In other words, tax cuts to businesses and less regulation. This mantra should sound familiar as the GOP overlords make all congressmen pledge this type of nonsense.

I won’t go into Mr. Sensenbrenners’ motives for such a Pavlovian response to commands from party whips, but let’s be clear on the facts.

First, when tax rates are high, companies are motivated to invest in their business rather than pay the high taxes on the profits.

One of the best ways to do this is to HIRE EMPLOYEES so their salaries can be written off as expenses.

On the other hand, when taxes are low, the incentive is to cut costs, fire workers and pull out the profits. This is especially true of publicly-traded companies whose boards can be pressured by investors to maximize profits.

There is plenty of evidence to support this notion. When Presidents Reagan and W. Bush cut taxes, non-farm payrolls dropped significantly.

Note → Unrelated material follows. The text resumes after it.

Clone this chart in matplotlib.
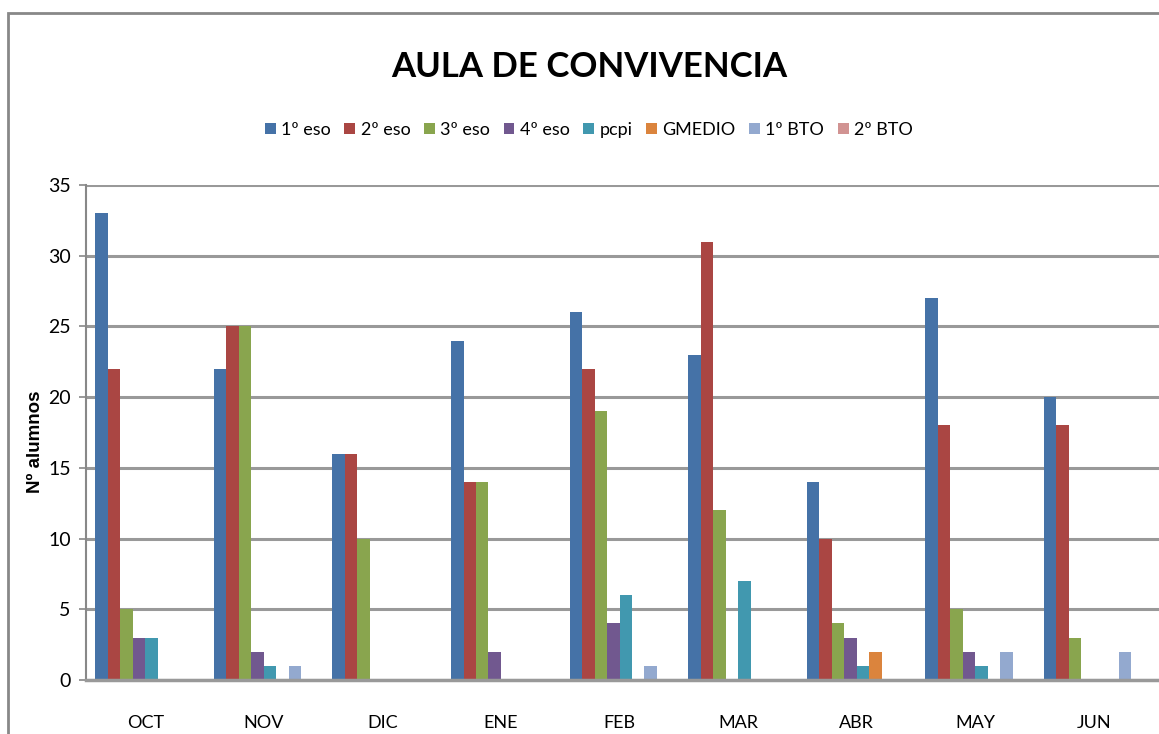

When Reagan and Clinton raised taxes (yes, President Reagan raised taxes!), the trend reversed.

Frankly, the myth that that jobs are created when taxes are cut is ignorant at best and irresponsibly dishonest at worst.

Secondly, the notion that businesses do not require regulation belies all available evidence. Perhaps the best example is the financial sector that, following decades of deregulation by both Democratic and Republican congresses, nearly crashed the global economy.

In contrast, the most successful societies around the world are tightly-regulated capitalist economies.

If Mr. Sensenbrenner is truly sincere about finding ways to stimulate the economy, he should drop the talk-radio spin and get his facts straight.

If he is serious about incentivizing private sector hiring, he should look for models around the country and around the world that work.

And if he is serious about meeting with the public, be damn sure to give more than a few days notice.

Anything short of this and Mr. Sensenbrenner is just another beltway crony looking to keep his job and curry the favor of the GOP, and with unemployment at or above 9%, it is clear how well that strategy is helping the American worker.